■ ENTRIES ■
## start

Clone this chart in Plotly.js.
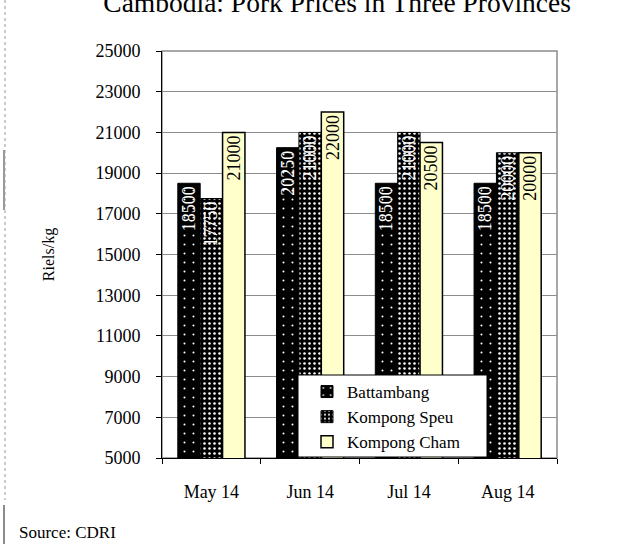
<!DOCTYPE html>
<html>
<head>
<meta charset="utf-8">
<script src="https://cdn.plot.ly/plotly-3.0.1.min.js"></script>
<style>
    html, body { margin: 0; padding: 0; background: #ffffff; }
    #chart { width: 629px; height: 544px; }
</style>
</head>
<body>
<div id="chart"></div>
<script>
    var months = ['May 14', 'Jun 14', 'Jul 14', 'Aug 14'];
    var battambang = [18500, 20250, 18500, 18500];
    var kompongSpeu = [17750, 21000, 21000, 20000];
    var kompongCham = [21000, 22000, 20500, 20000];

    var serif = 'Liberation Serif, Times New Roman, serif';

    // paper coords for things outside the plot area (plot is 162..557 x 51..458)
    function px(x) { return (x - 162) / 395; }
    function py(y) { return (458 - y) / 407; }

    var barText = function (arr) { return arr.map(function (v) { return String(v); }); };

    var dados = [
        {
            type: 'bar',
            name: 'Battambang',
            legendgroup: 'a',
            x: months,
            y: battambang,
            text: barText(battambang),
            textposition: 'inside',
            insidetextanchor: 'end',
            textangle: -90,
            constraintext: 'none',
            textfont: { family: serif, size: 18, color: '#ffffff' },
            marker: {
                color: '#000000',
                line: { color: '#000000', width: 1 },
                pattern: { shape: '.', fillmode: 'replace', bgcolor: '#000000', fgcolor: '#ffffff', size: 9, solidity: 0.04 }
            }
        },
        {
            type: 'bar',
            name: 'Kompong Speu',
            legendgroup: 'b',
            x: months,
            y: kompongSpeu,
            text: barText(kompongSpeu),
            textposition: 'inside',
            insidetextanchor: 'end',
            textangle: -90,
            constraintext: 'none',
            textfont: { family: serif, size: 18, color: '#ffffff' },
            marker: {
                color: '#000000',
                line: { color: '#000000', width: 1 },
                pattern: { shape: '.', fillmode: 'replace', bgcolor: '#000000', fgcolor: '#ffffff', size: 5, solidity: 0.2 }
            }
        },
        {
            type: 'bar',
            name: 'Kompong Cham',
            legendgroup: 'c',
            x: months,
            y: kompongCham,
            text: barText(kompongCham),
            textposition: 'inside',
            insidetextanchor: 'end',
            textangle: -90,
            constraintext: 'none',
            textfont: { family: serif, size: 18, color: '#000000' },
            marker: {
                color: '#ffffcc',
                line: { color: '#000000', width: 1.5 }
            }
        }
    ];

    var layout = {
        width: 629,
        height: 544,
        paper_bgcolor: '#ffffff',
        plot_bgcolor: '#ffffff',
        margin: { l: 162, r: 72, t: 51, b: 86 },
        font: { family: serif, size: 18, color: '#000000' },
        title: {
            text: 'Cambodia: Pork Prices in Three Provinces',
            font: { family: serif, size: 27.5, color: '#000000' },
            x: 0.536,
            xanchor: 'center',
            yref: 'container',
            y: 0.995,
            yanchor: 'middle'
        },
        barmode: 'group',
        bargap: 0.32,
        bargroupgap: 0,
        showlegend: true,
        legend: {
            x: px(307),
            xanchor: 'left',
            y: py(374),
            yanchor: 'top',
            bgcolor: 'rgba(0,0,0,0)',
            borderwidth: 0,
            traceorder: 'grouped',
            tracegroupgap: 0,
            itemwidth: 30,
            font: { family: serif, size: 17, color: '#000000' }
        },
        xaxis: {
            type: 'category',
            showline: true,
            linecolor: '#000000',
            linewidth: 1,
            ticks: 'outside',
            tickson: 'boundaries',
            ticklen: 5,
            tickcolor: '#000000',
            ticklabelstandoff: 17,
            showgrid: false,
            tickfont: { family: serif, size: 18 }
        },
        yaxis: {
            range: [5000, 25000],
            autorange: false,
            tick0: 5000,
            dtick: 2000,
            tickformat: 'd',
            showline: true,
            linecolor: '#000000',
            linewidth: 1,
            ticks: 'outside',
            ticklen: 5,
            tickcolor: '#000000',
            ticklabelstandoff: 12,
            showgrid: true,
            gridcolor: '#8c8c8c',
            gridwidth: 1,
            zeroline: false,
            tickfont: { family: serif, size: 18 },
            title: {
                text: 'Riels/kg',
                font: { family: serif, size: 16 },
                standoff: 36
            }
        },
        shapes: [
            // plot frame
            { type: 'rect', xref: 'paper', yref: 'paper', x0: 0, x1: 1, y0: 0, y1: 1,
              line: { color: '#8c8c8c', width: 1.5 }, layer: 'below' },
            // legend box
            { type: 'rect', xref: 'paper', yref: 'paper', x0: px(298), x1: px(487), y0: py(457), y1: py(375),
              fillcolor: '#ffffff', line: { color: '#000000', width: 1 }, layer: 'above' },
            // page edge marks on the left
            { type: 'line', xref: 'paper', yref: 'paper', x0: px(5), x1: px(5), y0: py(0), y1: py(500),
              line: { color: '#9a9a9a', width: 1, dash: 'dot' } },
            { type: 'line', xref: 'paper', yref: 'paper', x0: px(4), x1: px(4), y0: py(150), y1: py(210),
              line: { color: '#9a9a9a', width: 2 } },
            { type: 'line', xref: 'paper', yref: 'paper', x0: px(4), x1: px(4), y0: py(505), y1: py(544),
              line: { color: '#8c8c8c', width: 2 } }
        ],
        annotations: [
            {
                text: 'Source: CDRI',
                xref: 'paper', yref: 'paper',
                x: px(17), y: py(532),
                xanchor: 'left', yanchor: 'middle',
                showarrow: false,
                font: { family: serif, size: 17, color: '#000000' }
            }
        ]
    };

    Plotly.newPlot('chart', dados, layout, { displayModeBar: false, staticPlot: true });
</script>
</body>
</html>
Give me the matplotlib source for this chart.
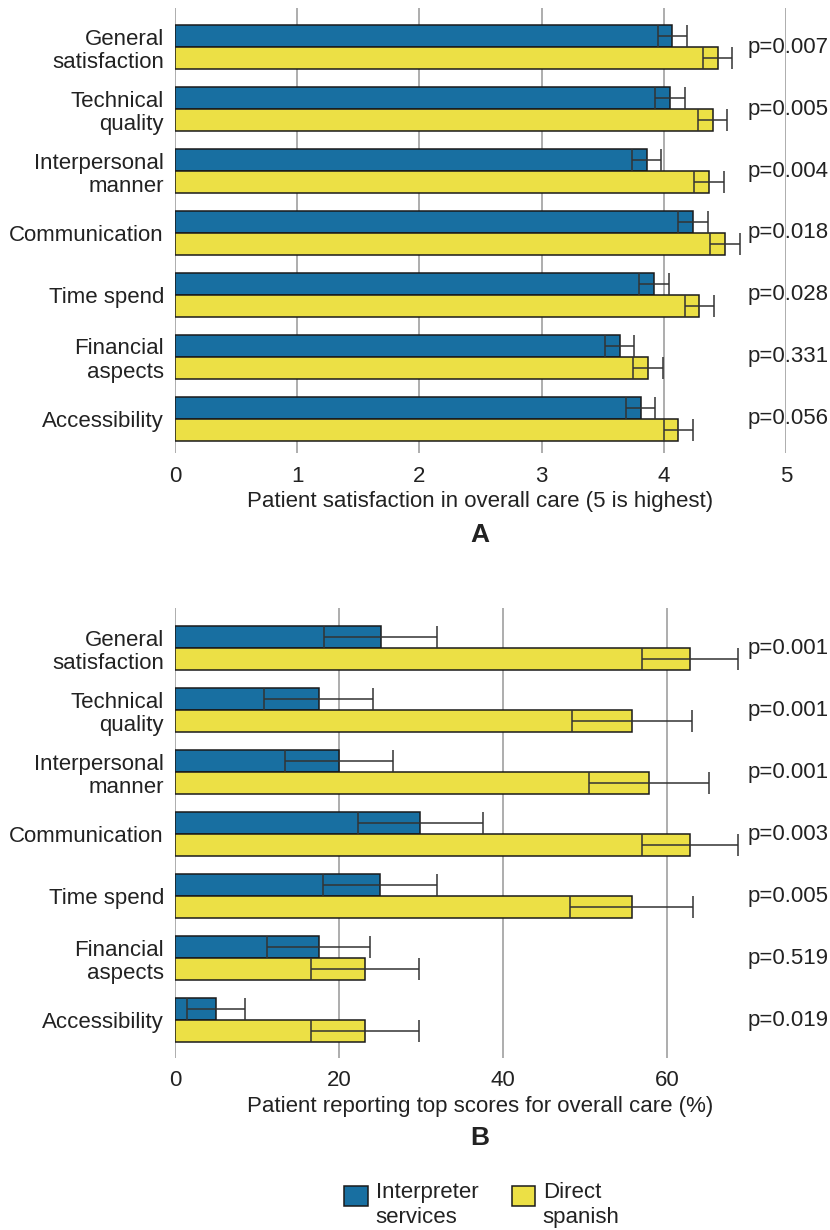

## end
## start

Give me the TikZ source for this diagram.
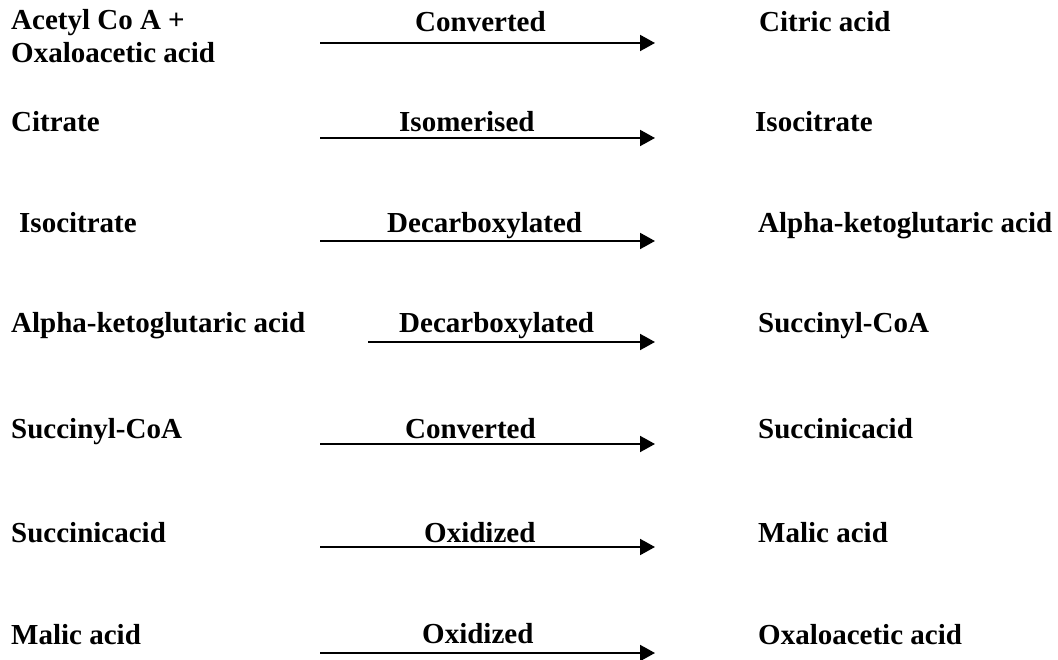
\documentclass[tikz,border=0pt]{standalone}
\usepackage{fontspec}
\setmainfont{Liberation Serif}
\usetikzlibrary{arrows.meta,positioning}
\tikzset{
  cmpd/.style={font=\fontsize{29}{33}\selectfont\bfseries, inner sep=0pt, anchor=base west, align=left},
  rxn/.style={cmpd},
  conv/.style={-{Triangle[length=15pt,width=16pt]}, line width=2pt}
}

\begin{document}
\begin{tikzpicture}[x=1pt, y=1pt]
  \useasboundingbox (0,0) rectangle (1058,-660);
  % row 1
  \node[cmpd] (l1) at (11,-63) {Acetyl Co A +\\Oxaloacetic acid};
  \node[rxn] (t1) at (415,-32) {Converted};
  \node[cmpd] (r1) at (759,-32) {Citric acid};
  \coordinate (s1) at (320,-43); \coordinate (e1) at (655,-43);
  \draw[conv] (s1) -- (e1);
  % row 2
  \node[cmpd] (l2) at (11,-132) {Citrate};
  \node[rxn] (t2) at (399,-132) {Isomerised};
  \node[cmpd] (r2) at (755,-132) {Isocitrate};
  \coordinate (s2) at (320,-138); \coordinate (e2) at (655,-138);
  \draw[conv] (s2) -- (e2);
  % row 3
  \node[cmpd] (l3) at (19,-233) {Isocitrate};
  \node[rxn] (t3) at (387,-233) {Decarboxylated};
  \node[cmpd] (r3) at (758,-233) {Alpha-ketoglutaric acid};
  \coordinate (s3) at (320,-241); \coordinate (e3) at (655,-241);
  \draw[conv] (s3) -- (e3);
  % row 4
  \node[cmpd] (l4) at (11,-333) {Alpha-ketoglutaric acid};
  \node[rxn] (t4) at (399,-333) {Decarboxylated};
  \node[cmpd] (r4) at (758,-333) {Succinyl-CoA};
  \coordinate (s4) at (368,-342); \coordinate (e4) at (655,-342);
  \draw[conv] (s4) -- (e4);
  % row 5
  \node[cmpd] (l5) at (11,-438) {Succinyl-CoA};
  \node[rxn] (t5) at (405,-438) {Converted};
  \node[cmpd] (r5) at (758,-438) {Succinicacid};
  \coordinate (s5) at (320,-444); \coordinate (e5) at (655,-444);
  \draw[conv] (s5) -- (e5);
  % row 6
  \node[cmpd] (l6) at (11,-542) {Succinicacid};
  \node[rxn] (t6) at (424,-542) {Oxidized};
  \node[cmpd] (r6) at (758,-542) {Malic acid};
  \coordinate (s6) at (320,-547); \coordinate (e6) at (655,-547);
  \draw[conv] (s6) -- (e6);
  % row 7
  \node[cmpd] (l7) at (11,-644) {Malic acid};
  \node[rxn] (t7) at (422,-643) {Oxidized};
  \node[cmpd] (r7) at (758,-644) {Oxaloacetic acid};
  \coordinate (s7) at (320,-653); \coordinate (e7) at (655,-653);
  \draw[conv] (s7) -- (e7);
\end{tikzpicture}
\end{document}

## end
## start

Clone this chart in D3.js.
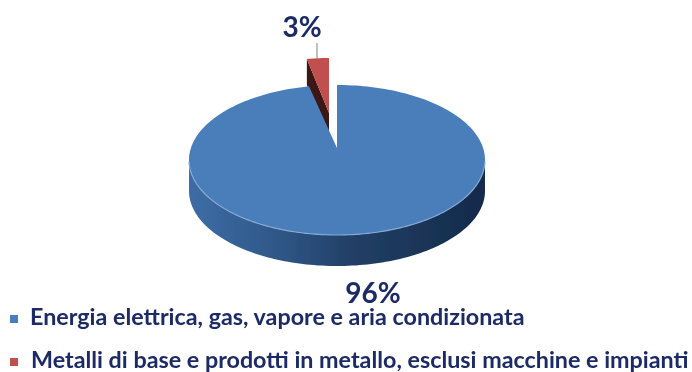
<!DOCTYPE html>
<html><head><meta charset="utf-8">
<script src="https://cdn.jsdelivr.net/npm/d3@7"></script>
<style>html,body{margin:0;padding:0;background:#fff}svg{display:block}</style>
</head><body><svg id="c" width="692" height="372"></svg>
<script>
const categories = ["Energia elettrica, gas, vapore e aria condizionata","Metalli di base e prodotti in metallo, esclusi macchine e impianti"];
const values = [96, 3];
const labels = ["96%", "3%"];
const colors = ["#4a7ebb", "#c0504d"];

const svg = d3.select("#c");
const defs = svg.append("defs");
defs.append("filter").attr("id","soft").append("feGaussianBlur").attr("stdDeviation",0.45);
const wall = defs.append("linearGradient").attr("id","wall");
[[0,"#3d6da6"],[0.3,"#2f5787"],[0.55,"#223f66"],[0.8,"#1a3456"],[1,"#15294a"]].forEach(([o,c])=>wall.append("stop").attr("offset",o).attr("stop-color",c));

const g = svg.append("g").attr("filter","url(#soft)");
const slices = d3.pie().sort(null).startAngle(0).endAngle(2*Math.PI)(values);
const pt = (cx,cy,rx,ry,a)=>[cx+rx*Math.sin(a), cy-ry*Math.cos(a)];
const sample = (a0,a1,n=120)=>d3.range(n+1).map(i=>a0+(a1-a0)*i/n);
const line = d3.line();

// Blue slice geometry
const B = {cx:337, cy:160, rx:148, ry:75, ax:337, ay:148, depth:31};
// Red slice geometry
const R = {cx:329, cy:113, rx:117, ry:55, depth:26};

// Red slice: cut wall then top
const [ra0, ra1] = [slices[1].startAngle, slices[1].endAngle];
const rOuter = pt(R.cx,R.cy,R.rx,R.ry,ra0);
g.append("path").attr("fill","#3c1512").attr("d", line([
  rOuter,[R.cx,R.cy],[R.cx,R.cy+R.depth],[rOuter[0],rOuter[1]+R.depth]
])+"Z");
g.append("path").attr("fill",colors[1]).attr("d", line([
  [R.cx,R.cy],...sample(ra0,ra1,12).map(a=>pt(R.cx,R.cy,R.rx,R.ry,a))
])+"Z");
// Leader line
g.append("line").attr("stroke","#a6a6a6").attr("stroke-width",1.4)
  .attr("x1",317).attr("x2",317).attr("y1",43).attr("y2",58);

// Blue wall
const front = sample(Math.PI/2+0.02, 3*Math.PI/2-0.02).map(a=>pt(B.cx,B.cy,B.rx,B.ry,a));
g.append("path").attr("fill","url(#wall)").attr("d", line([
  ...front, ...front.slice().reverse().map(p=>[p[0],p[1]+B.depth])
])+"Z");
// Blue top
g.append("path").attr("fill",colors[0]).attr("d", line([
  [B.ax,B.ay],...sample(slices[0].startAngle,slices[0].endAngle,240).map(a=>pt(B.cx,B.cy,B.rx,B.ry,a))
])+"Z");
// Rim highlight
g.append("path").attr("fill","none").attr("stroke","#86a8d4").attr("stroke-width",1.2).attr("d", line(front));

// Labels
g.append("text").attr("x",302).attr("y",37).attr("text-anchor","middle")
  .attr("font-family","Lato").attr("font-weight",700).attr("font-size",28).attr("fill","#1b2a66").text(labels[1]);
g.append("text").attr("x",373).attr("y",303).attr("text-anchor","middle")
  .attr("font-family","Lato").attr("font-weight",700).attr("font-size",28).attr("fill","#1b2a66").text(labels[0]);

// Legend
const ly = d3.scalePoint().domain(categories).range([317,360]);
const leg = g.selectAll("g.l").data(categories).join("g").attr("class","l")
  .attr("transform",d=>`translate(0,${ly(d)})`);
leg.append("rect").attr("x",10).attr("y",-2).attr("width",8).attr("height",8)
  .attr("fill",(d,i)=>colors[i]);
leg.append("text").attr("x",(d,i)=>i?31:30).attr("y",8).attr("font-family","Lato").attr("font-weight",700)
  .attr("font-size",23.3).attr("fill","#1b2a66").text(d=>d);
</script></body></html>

## end

■ TASK INSTRUCTIONS ■
Tally the lines of the data that contain the string "this" and report the total alone.

■ TASK RESULT ■
4